Il a également insisté sur l’importance du renforcement des partenariats PP en s’engageant à faciliter la libre circulation des hommes d’affaires et les doter des moyens de renforcer leurs capacités compétitives.

Monsieur le chef du gouvernement a, bien entendu, négligé de citer les opérateurs privés interdits de voyages et acculés à passer plus de temps dans les tribunaux que dans leurs entreprises à investir et créer des richesses… Il n’a pas omis de parler des associations de microcrédits et celles caritatives, lesquelles dans notre pays, sont plus dans l’exportation des djihadistes que dans le financement des petits projets…

Ali Larayedh a laissé le soin à Abdelwaheb Maatar, ministre du Commerce, et Wided Bouchamaoui, présidente de l’UTICA, de parler du déficit commercial structurel entre la Tunisie et la Turquie. «Un milliard de dinars tunisiens, c’est le volume des échanges entre nos deux pays, nous estimons qu’il faudrait atteindre les 3 milliards de dinars. Il faudrait également qu’il y ait plus d’équilibre au niveau des investissements et des échanges commerciaux. Nous voulons un marché turc plus ouvert aux exportateurs tunisiens et des investissements plus consistants.
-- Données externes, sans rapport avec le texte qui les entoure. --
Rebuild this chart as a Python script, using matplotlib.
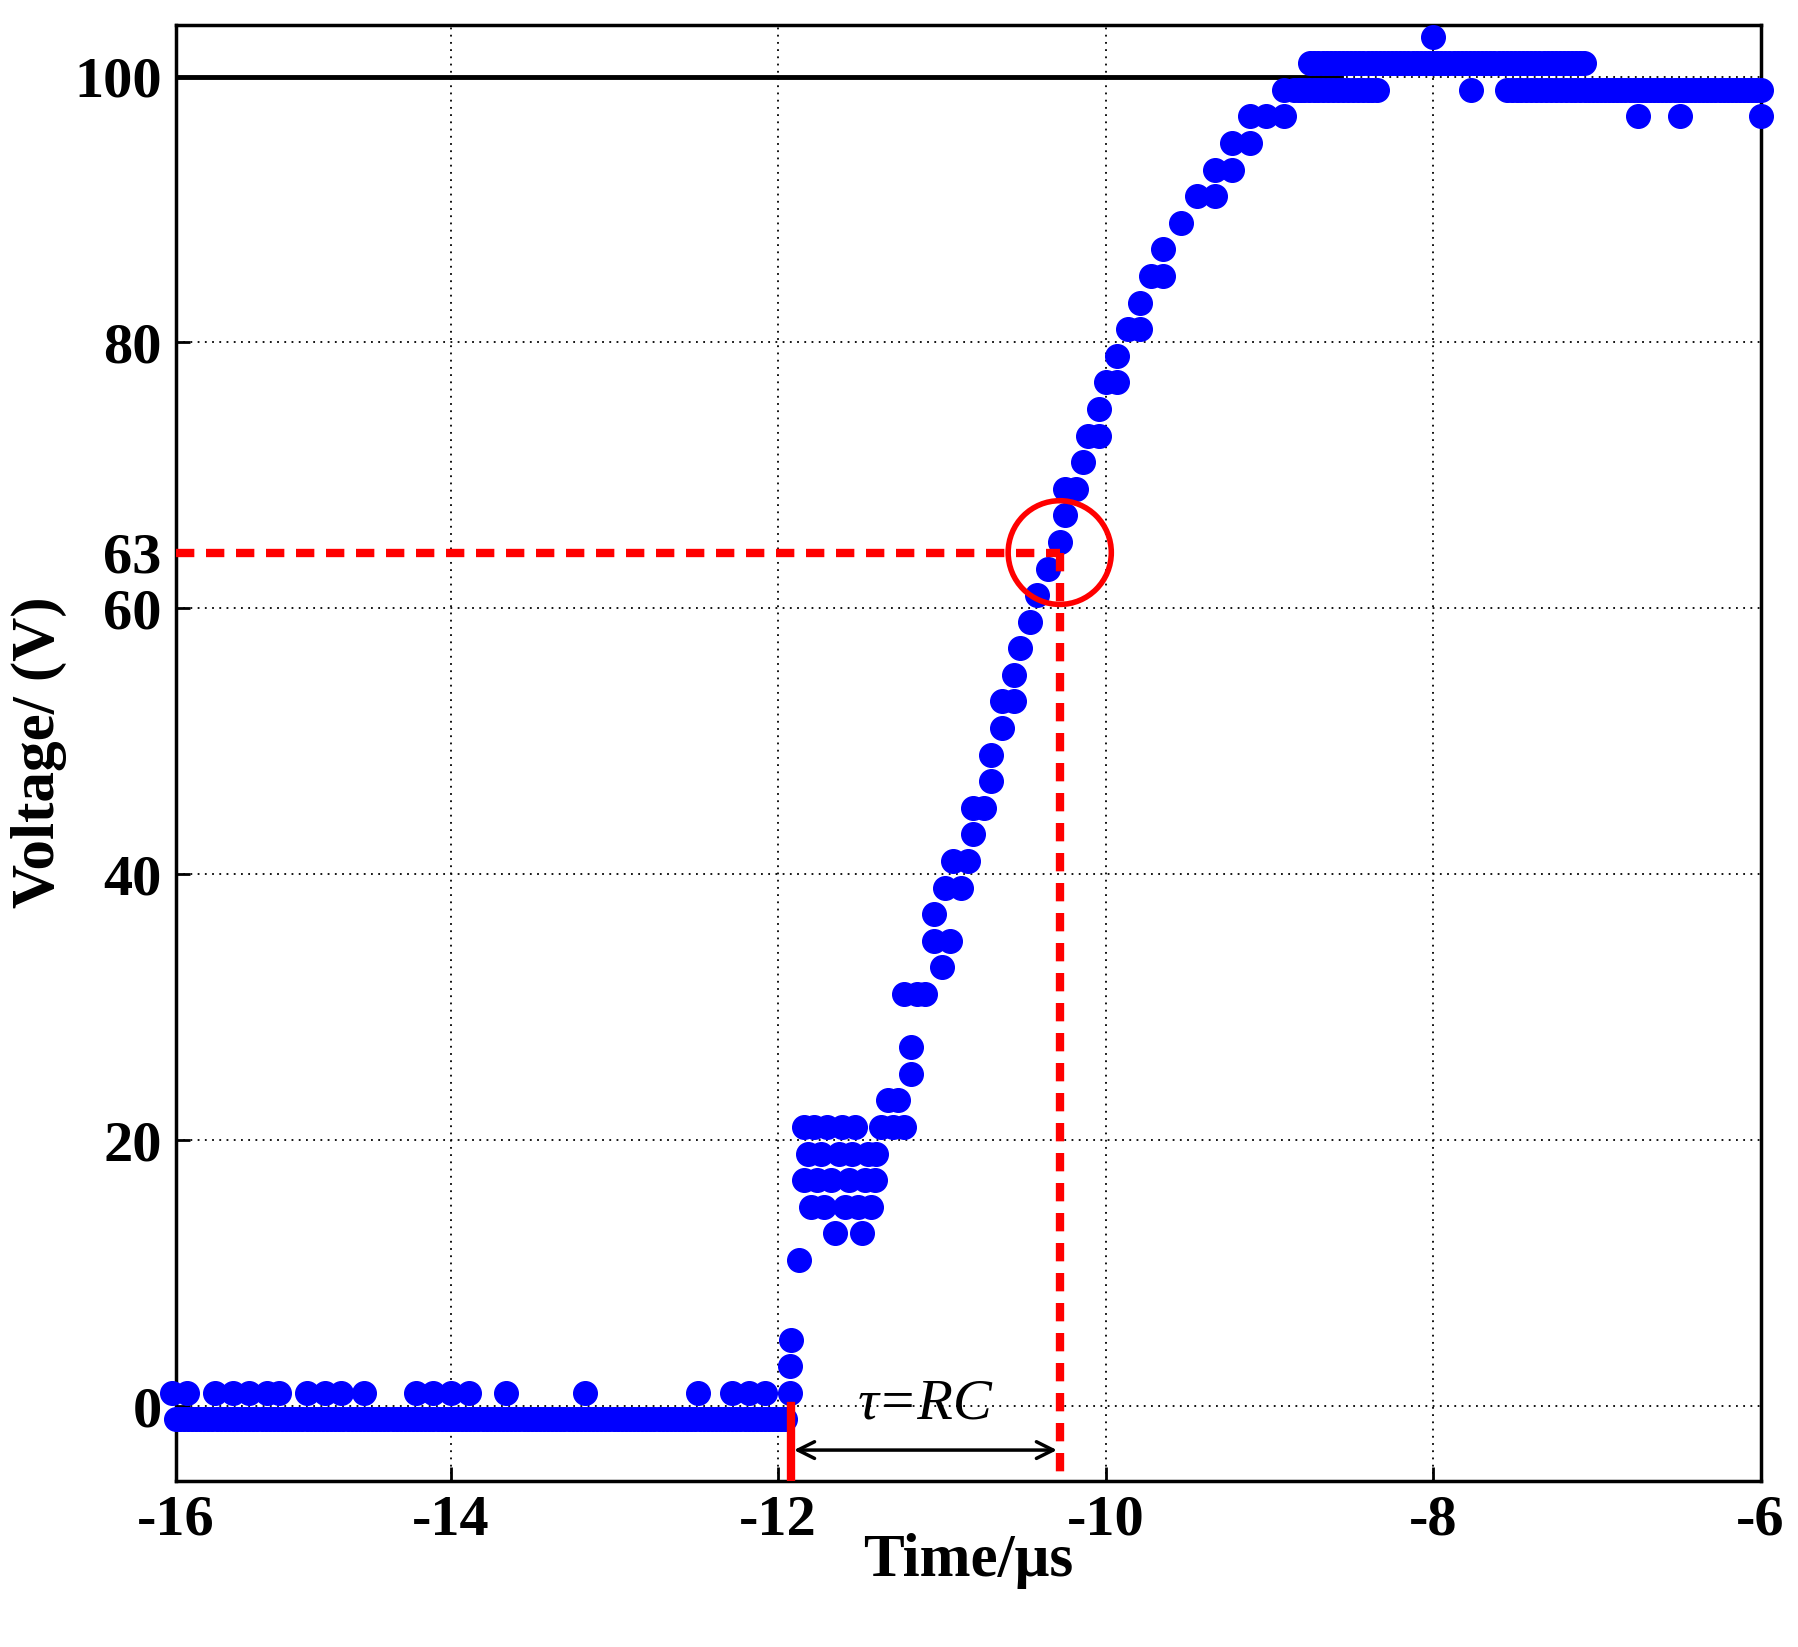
import numpy as np
import matplotlib
matplotlib.use("Agg")
import matplotlib.pyplot as plt
from matplotlib.patches import Ellipse

# ---- data ----
base_t = np.arange(-15.68, -11.94, 0.025)
base_v = [-1.0] * len(base_t)
base_hi_t = [-15.70, -15.61, -15.44, -15.33, -15.23, -15.12, -15.05, -14.88, -14.77, -14.67,
             -14.53, -14.21, -14.11, -14.00, -13.89, -13.66, -13.18, -12.49, -12.28, -12.18, -12.08]
base_hi_v = [1] * len(base_hi_t)

rise_t = [-11.93, -11.93, -11.92, -11.87,
          -11.84, -11.84, -11.82, -11.80, -11.78, -11.76, -11.74, -11.72, -11.70, -11.68,
          -11.65, -11.63, -11.61, -11.59, -11.57, -11.55, -11.53, -11.51, -11.49, -11.47,
          -11.45, -11.43, -11.41, -11.40,
          -11.37, -11.33, -11.30, -11.27, -11.23, -11.19, -11.19,
          -11.23, -11.15, -11.10, -11.05, -11.05, -11.00, -10.95,
          -10.98, -10.93, -10.88, -10.84, -10.81, -10.81, -10.74,
          -10.70, -10.70, -10.63, -10.63, -10.56, -10.56, -10.52, -10.46,
          -10.42, -10.35, -10.28, -10.25, -10.25, -10.18,
          -10.14, -10.11, -10.04, -10.04, -10.00, -9.93, -9.93, -9.86, -9.79, -9.79,
          -9.72, -9.65, -9.65, -9.54, -9.44, -9.33, -9.33, -9.23, -9.23, -9.12, -9.12,
          -9.02, -8.91, -8.91, -8.81]
rise_v = [1, 3, 5, 11,
          21, 17, 19, 15, 21, 17, 19, 15, 21, 17,
          13, 19, 21, 15, 17, 19, 21, 15, 13, 17,
          19, 15, 17, 19,
          21, 23, 21, 23, 31, 25, 27,
          21, 31, 31, 35, 37, 33, 35,
          39, 41, 39, 41, 43, 45, 45,
          47, 49, 51, 53, 53, 55, 57, 59,
          61, 63, 65, 67, 69, 69,
          71, 73, 73, 75, 77, 77, 79, 81, 81, 83,
          85, 85, 87, 89, 91, 91, 93, 93, 95, 95, 97,
          97, 97, 99, 99]

top_t = np.arange(-8.75, -7.05, 0.025)
top_v = [101] * len(top_t)
top_lo_t = list(np.arange(-8.85, -8.33, 0.03)) + list(np.arange(-7.55, -7.05, 0.03)) + [-7.77]
top_lo_v = [99] * len(top_lo_t)
end_t = np.arange(-7.05, -5.99, 0.025)
end_v = [99] * len(end_t)
extra_t = [-8.0, -6.75, -6.49, -6.0]
extra_v = [103, 97, 97, 97]

tau_start, tau_end, v63 = -11.92, -10.28, 64.2
ref100_end = -8.56

# ---- plot ----
fig = plt.figure(figsize=(17.99, 16.47), dpi=100)
ax = fig.add_axes([0.0976, 0.101, 0.881, 0.884])
serif = ['Liberation Serif', 'DejaVu Serif']
ms = 17
for t, v in [(base_t, base_v), (base_hi_t, base_hi_v), (rise_t, rise_v), (top_t, top_v),
             (top_lo_t, top_lo_v), (end_t, end_v), (extra_t, extra_v)]:
    ax.plot(t, v, 'o', color='#0000ff', ms=ms, mec='#0000ff', clip_on=False, zorder=3)

ax.plot([-15.68, ref100_end], [100, 100], color='black', lw=3.5, zorder=2)
ax.plot([-15.68, tau_end], [v63, v63], '--', color='red', lw=6, dashes=(2.2, 1.4), zorder=4)
ax.plot([tau_end, tau_end], [v63, -5.6], '--', color='red', lw=6, dashes=(2.2, 1.4), zorder=4)
ax.plot([tau_start, tau_start], [0, -5.6], color='red', lw=6, zorder=4)
ax.annotate('', xy=(tau_start, -3.3), xytext=(tau_end, -3.3),
            arrowprops=dict(arrowstyle='<->', color='black', lw=2.5, mutation_scale=30), zorder=5)
ax.text(-11.1, -1.8, 'τ=RC', fontsize=42, ha='center', va='bottom',
        family=serif, style='italic')
ax.add_patch(Ellipse((tau_end, v63), 0.63, 7.8, fill=False, ec='red', lw=4, zorder=5))

ax.set_xlim(-15.68, -6)
ax.set_ylim(-5.6, 103.9)
ax.set_xticks([-15.68, -14, -12, -10, -8, -6])
ax.set_xticklabels(['-16', '-14', '-12', '-10', '-8', '-6'])
ax.set_yticks([0, 20, 40, 60, 80, 100])
ax.set_yticklabels(['0', '20', '40', '60', '80', '100'])
ax.set_yticks([v63], labels=['63'], minor=True)
ax.tick_params(axis='y', which='minor', length=0, pad=10)
ax.grid(True, which='major', linestyle=(0, (1, 3)), color='black', lw=1.3)
for lab in ax.get_xticklabels() + ax.get_yticklabels() + ax.get_yticklabels(minor=True):
    lab.set_fontfamily(serif)
    lab.set_fontweight('bold')
    lab.set_fontsize(42)
ax.tick_params(which='major', direction='in', length=10, width=2, pad=10)
for s in ax.spines.values():
    s.set_linewidth(2.5)
ax.set_xlabel('Time/μs', fontsize=44, fontweight='bold', family=serif, labelpad=-10)
ax.set_ylabel('Voltage/ (V)', fontsize=44, fontweight='bold', family=serif, labelpad=5)
fig.savefig('out.png', dpi=100)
Il ne faut pas s’arrêter aux déclarations d’intention mais passer à des réalisations concrètes, a indiqué la présidente de l’UTICA qui a insisté sur le fait que les accords privilégiés entre les deux pays devraient leur profiter de la même manière. «Les entreprises tunisiennes pourraient accompagner les entreprises turques qui veulent conquérir l’Afrique, tout comme celles turques pourraient soutenir les entreprises tunisiennes dans la conquête de marchés dans les Républiques islamiques et les marchés asiatiques».
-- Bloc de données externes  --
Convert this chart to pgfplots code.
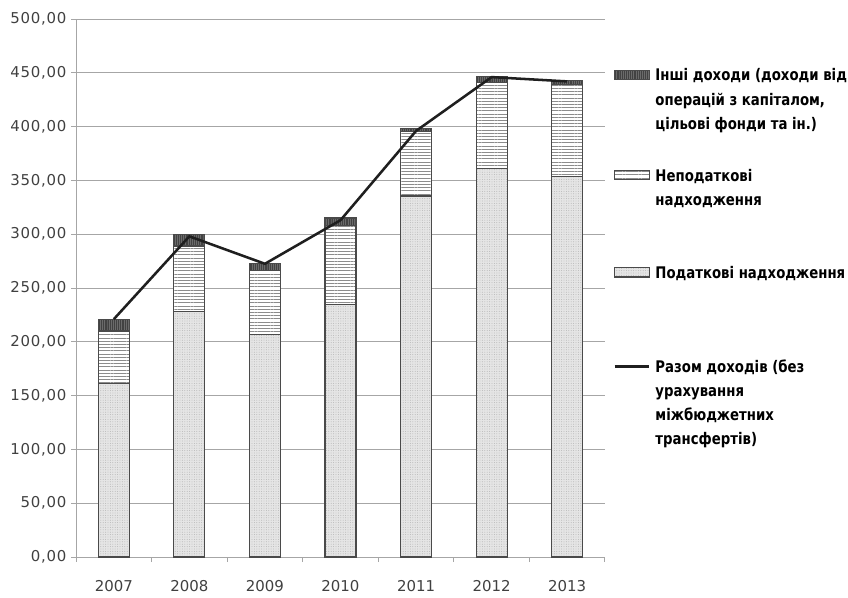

Le ministre du Commerce a, pour sa part, rappelé que la balance commerciale de la Tunisie avec la Turquie a souffert d’un déficit structurel de 600 mille $ en 2012. «La Tunisie peut exporter les dattes, les produits de la mer, le phosphate, l’huile d’olive et d’autres produits pour renforcer notre positionnement dans votre pays».

Les Turcs, historiquement doués d’un esprit de conquête affirmé, et les Tunisiens, héritiers de longues traditions d’échanges commerciaux, pourront-ils ensemble avancer sans que cela se fasse aux dépens de l’une ou l’autre des parties?

A voir le nombre d’hommes d’affaires tunisiens présents au Forum et qui n’a pas dépassé la centaine face aux 215 venus de Turquie, il est difficile de lire cela comme un signe d’engouement de la part des opérateurs domestiques pour leurs confrères turcs.

Il est d’autant plus vrai qu’il est difficile de négocier à égalité lorsqu’un pays, fragilisé économiquement, par manque de savoir-faire, est dans une situation de quémander de l’aide que de débattre d’un partenariat d’égal à égal.